>> start

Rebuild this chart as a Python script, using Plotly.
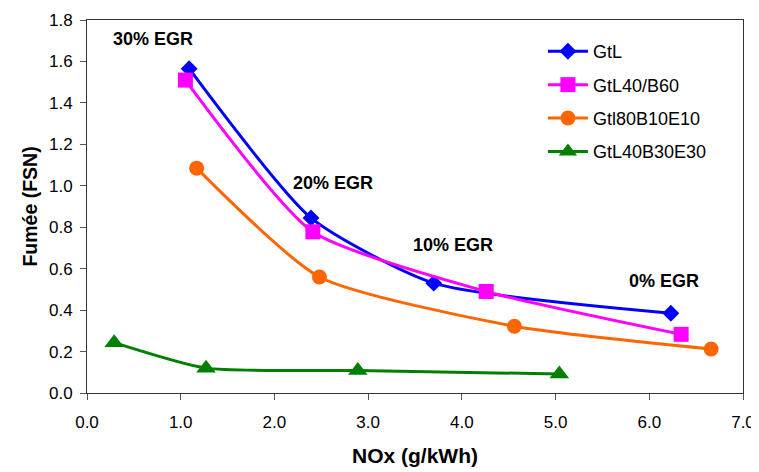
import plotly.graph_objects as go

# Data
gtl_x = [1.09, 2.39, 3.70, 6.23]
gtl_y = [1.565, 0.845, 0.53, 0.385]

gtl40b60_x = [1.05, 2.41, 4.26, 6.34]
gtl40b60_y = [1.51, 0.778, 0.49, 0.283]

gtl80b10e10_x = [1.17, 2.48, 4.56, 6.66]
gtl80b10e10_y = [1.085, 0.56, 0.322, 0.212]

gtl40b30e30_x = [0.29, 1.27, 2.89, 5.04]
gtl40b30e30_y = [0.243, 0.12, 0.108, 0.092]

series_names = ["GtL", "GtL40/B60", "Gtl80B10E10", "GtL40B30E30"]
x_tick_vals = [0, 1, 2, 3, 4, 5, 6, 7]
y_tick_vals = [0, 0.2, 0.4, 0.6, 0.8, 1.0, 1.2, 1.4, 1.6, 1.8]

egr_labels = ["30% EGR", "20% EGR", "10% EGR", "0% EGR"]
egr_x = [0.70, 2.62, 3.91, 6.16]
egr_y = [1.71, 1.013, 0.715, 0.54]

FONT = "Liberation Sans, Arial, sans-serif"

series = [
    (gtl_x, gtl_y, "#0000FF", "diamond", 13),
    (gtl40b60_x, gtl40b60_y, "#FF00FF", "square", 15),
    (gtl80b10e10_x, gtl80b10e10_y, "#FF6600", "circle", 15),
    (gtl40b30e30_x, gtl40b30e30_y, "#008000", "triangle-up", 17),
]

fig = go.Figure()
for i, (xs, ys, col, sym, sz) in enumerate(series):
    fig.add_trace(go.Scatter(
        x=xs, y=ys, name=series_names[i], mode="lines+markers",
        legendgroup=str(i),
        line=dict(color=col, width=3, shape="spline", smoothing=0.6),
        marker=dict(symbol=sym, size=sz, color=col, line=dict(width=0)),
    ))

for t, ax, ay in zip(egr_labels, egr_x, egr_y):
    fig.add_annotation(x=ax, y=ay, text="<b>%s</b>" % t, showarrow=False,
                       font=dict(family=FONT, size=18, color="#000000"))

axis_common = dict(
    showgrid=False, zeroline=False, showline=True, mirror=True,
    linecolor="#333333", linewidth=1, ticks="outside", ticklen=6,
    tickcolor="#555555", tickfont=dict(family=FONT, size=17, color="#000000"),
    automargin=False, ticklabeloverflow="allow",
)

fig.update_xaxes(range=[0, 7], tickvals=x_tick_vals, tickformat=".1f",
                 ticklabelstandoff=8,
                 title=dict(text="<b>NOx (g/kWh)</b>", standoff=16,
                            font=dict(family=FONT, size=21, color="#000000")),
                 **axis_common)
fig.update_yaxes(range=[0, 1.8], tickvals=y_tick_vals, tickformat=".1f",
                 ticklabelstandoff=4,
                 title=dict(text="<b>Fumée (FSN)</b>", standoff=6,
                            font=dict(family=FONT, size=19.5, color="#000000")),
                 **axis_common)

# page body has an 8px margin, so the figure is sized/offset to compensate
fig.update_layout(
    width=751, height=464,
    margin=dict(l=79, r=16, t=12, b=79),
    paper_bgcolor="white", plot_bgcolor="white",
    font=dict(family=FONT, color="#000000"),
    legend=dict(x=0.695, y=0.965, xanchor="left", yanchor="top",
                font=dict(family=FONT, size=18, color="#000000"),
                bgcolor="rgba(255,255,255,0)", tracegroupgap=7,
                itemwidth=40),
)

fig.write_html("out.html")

>> end

Return the material word for word. Pictures are not part of the copy.

## Solution to this exercise
Rebuild this chart as a Python script, using Plotly.
import plotly.graph_objects as go

# Data
gtl_x = [1.09, 2.39, 3.70, 6.23]
gtl_y = [1.565, 0.845, 0.53, 0.385]

gtl40b60_x = [1.05, 2.41, 4.26, 6.34]
gtl40b60_y = [1.51, 0.778, 0.49, 0.283]

gtl80b10e10_x = [1.17, 2.48, 4.56, 6.66]
gtl80b10e10_y = [1.085, 0.56, 0.322, 0.212]

gtl40b30e30_x = [0.29, 1.27, 2.89, 5.04]
gtl40b30e30_y = [0.243, 0.12, 0.108, 0.092]

series_names = ["GtL", "GtL40/B60", "Gtl80B10E10", "GtL40B30E30"]
x_tick_vals = [0, 1, 2, 3, 4, 5, 6, 7]
y_tick_vals = [0, 0.2, 0.4, 0.6, 0.8, 1.0, 1.2, 1.4, 1.6, 1.8]

egr_labels = ["30% EGR", "20% EGR", "10% EGR", "0% EGR"]
egr_x = [0.70, 2.62, 3.91, 6.16]
egr_y = [1.71, 1.013, 0.715, 0.54]

FONT = "Liberation Sans, Arial, sans-serif"

series = [
    (gtl_x, gtl_y, "#0000FF", "diamond", 13),
    (gtl40b60_x, gtl40b60_y, "#FF00FF", "square", 15),
    (gtl80b10e10_x, gtl80b10e10_y, "#FF6600", "circle", 15),
    (gtl40b30e30_x, gtl40b30e30_y, "#008000", "triangle-up", 17),
]

fig = go.Figure()
for i, (xs, ys, col, sym, sz) in enumerate(series):
    fig.add_trace(go.Scatter(
        x=xs, y=ys, name=series_names[i], mode="lines+markers",
        legendgroup=str(i),
        line=dict(color=col, width=3, shape="spline", smoothing=0.6),
        marker=dict(symbol=sym, size=sz, color=col, line=dict(width=0)),
    ))

for t, ax, ay in zip(egr_labels, egr_x, egr_y):
    fig.add_annotation(x=ax, y=ay, text="<b>%s</b>" % t, showarrow=False,
                       font=dict(family=FONT, size=18, color="#000000"))

axis_common = dict(
    showgrid=False, zeroline=False, showline=True, mirror=True,
    linecolor="#333333", linewidth=1, ticks="outside", ticklen=6,
    tickcolor="#555555", tickfont=dict(family=FONT, size=17, color="#000000"),
    automargin=False, ticklabeloverflow="allow",
)

fig.update_xaxes(range=[0, 7], tickvals=x_tick_vals, tickformat=".1f",
                 ticklabelstandoff=8,
                 title=dict(text="<b>NOx (g/kWh)</b>", standoff=16,
                            font=dict(family=FONT, size=21, color="#000000")),
                 **axis_common)
fig.update_yaxes(range=[0, 1.8], tickvals=y_tick_vals, tickformat=".1f",
                 ticklabelstandoff=4,
                 title=dict(text="<b>Fumée (FSN)</b>", standoff=6,
                            font=dict(family=FONT, size=19.5, color="#000000")),
                 **axis_common)

# page body has an 8px margin, so the figure is sized/offset to compensate
fig.update_layout(
    width=751, height=464,
    margin=dict(l=79, r=16, t=12, b=79),
    paper_bgcolor="white", plot_bgcolor="white",
    font=dict(family=FONT, color="#000000"),
    legend=dict(x=0.695, y=0.965, xanchor="left", yanchor="top",
                font=dict(family=FONT, size=18, color="#000000"),
                bgcolor="rgba(255,255,255,0)", tracegroupgap=7,
                itemwidth=40),
)

fig.write_html("out.html")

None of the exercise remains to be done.